- _Given request_
Restate each line word for word. Leave out every picture.

- _Recorded information_
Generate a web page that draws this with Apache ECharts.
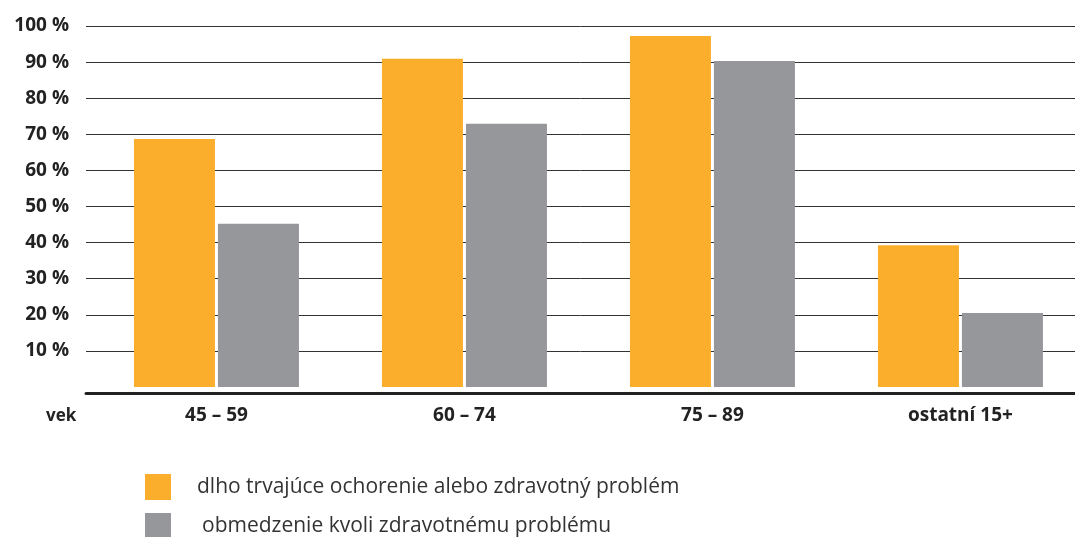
<!DOCTYPE html>
<html>
<head>
<meta charset="utf-8">
<style>
  html, body { margin: 0; padding: 0; background: #ffffff; }
  #chart { width: 1075px; height: 537px; }
</style>
<script src="https://cdn.jsdelivr.net/npm/echarts@6/dist/echarts.min.js"></script>
</head>
<body>
<div id="chart"></div>
<script>
// Age groups on the horizontal axis
const categories = ['45 – 59', '60 – 74', '75 – 89', 'ostatní 15+'];
// Share of people (%) per age group
const longTermIllness = [68.7, 90.9, 97.2, 39.3];
const healthLimitation = [45.2, 72.9, 90.3, 20.5];
const seriesNames = [
  'dlho trvajúce ochorenie alebo zdravotný problém',
  'obmedzenie kvoli zdravotnému problému'
];
// Vertical scale
const yMin = 0;
const yMax = 100;
const yStep = 10;

const ORANGE = '#fbae2c';
const GREY = '#96979b';
const FONT = '"Open Sans", "Noto Sans", sans-serif';

// Category slots sit on a numeric x axis so the plot frame can run past the
// last group; the visible range is given in slot units.
const slotIndex = categories.map((_, i) => i);
const xRange = [-0.526, 3.462];

const chart = echarts.init(document.getElementById('chart'), null, { renderer: 'canvas' });

chart.setOption({
  animation: false,
  backgroundColor: '#ffffff',
  title: {
    text: 'vek',
    left: 41,
    top: 403,
    textStyle: { fontFamily: FONT, fontWeight: 'bold', fontSize: 17, color: '#222' }
  },
  legend: {
    orient: 'vertical',
    left: 140,
    top: 469,
    height: 90,
    itemWidth: 26,
    itemHeight: 26,
    itemGap: 13,
    icon: 'rect',
    selectedMode: false,
    textStyle: { fontFamily: FONT, fontSize: 21, lineHeight: 26, color: '#333' },
    data: [
      { name: seriesNames[0], textStyle: { padding: [0, 0, 0, 21] } },
      { name: seriesNames[1], textStyle: { padding: [0, 0, 0, 26] } }
    ]
  },
  grid: { left: 86, right: 0, top: 26, height: 361 },
  xAxis: {
    type: 'value',
    min: xRange[0],
    max: xRange[1],
    offset: 6,
    axisLine: { show: true, onZero: false, lineStyle: { color: '#222', width: 3 } },
    axisTick: { show: false },
    splitLine: { show: false },
    axisLabel: {
      customValues: slotIndex,
      formatter: (v) => categories[Math.round(v)],
      margin: 13,
      fontFamily: FONT,
      fontWeight: 'bold',
      fontSize: 19,
      color: '#222'
    }
  },
  yAxis: {
    type: 'value',
    min: yMin,
    max: yMax,
    interval: yStep,
    axisLine: { show: false },
    axisTick: { show: false },
    axisLabel: {
      margin: 17,
      fontFamily: FONT,
      fontWeight: 'bold',
      fontSize: 19,
      color: '#222',
      showMinLabel: false,
      formatter: '{value} %'
    },
    splitLine: {
      show: true,
      showMinLine: false,
      lineStyle: { color: '#333', width: 1 }
    }
  },
  series: [
    {
      name: seriesNames[0],
      type: 'bar',
      data: slotIndex.map((i) => [i, longTermIllness[i]]),
      barWidth: 81,
      barGap: '3.7%',
      itemStyle: { color: ORANGE }
    },
    {
      name: seriesNames[1],
      type: 'bar',
      data: slotIndex.map((i) => [i, healthLimitation[i]]),
      barWidth: 81,
      barGap: '3.7%',
      itemStyle: { color: GREY }
    }
  ]
});
</script>
</body>
</html>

- _Correct result_
Generate a web page that draws this with Apache ECharts.
<!DOCTYPE html>
<html>
<head>
<meta charset="utf-8">
<style>
  html, body { margin: 0; padding: 0; background: #ffffff; }
  #chart { width: 1075px; height: 537px; }
</style>
<script src="https://cdn.jsdelivr.net/npm/echarts@6/dist/echarts.min.js"></script>
</head>
<body>
<div id="chart"></div>
<script>
// Age groups on the horizontal axis
const categories = ['45 – 59', '60 – 74', '75 – 89', 'ostatní 15+'];
// Share of people (%) per age group
const longTermIllness = [68.7, 90.9, 97.2, 39.3];
const healthLimitation = [45.2, 72.9, 90.3, 20.5];
const seriesNames = [
  'dlho trvajúce ochorenie alebo zdravotný problém',
  'obmedzenie kvoli zdravotnému problému'
];
// Vertical scale
const yMin = 0;
const yMax = 100;
const yStep = 10;

const ORANGE = '#fbae2c';
const GREY = '#96979b';
const FONT = '"Open Sans", "Noto Sans", sans-serif';

// Category slots sit on a numeric x axis so the plot frame can run past the
// last group; the visible range is given in slot units.
const slotIndex = categories.map((_, i) => i);
const xRange = [-0.526, 3.462];

const chart = echarts.init(document.getElementById('chart'), null, { renderer: 'canvas' });

chart.setOption({
  animation: false,
  backgroundColor: '#ffffff',
  title: {
    text: 'vek',
    left: 41,
    top: 403,
    textStyle: { fontFamily: FONT, fontWeight: 'bold', fontSize: 17, color: '#222' }
  },
  legend: {
    orient: 'vertical',
    left: 140,
    top: 469,
    height: 90,
    itemWidth: 26,
    itemHeight: 26,
    itemGap: 13,
    icon: 'rect',
    selectedMode: false,
    textStyle: { fontFamily: FONT, fontSize: 21, lineHeight: 26, color: '#333' },
    data: [
      { name: seriesNames[0], textStyle: { padding: [0, 0, 0, 21] } },
      { name: seriesNames[1], textStyle: { padding: [0, 0, 0, 26] } }
    ]
  },
  grid: { left: 86, right: 0, top: 26, height: 361 },
  xAxis: {
    type: 'value',
    min: xRange[0],
    max: xRange[1],
    offset: 6,
    axisLine: { show: true, onZero: false, lineStyle: { color: '#222', width: 3 } },
    axisTick: { show: false },
    splitLine: { show: false },
    axisLabel: {
      customValues: slotIndex,
      formatter: (v) => categories[Math.round(v)],
      margin: 13,
      fontFamily: FONT,
      fontWeight: 'bold',
      fontSize: 19,
      color: '#222'
    }
  },
  yAxis: {
    type: 'value',
    min: yMin,
    max: yMax,
    interval: yStep,
    axisLine: { show: false },
    axisTick: { show: false },
    axisLabel: {
      margin: 17,
      fontFamily: FONT,
      fontWeight: 'bold',
      fontSize: 19,
      color: '#222',
      showMinLabel: false,
      formatter: '{value} %'
    },
    splitLine: {
      show: true,
      showMinLine: false,
      lineStyle: { color: '#333', width: 1 }
    }
  },
  series: [
    {
      name: seriesNames[0],
      type: 'bar',
      data: slotIndex.map((i) => [i, longTermIllness[i]]),
      barWidth: 81,
      barGap: '3.7%',
      itemStyle: { color: ORANGE }
    },
    {
      name: seriesNames[1],
      type: 'bar',
      data: slotIndex.map((i) => [i, healthLimitation[i]]),
      barWidth: 81,
      barGap: '3.7%',
      itemStyle: { color: GREY }
    }
  ]
});
</script>
</body>
</html>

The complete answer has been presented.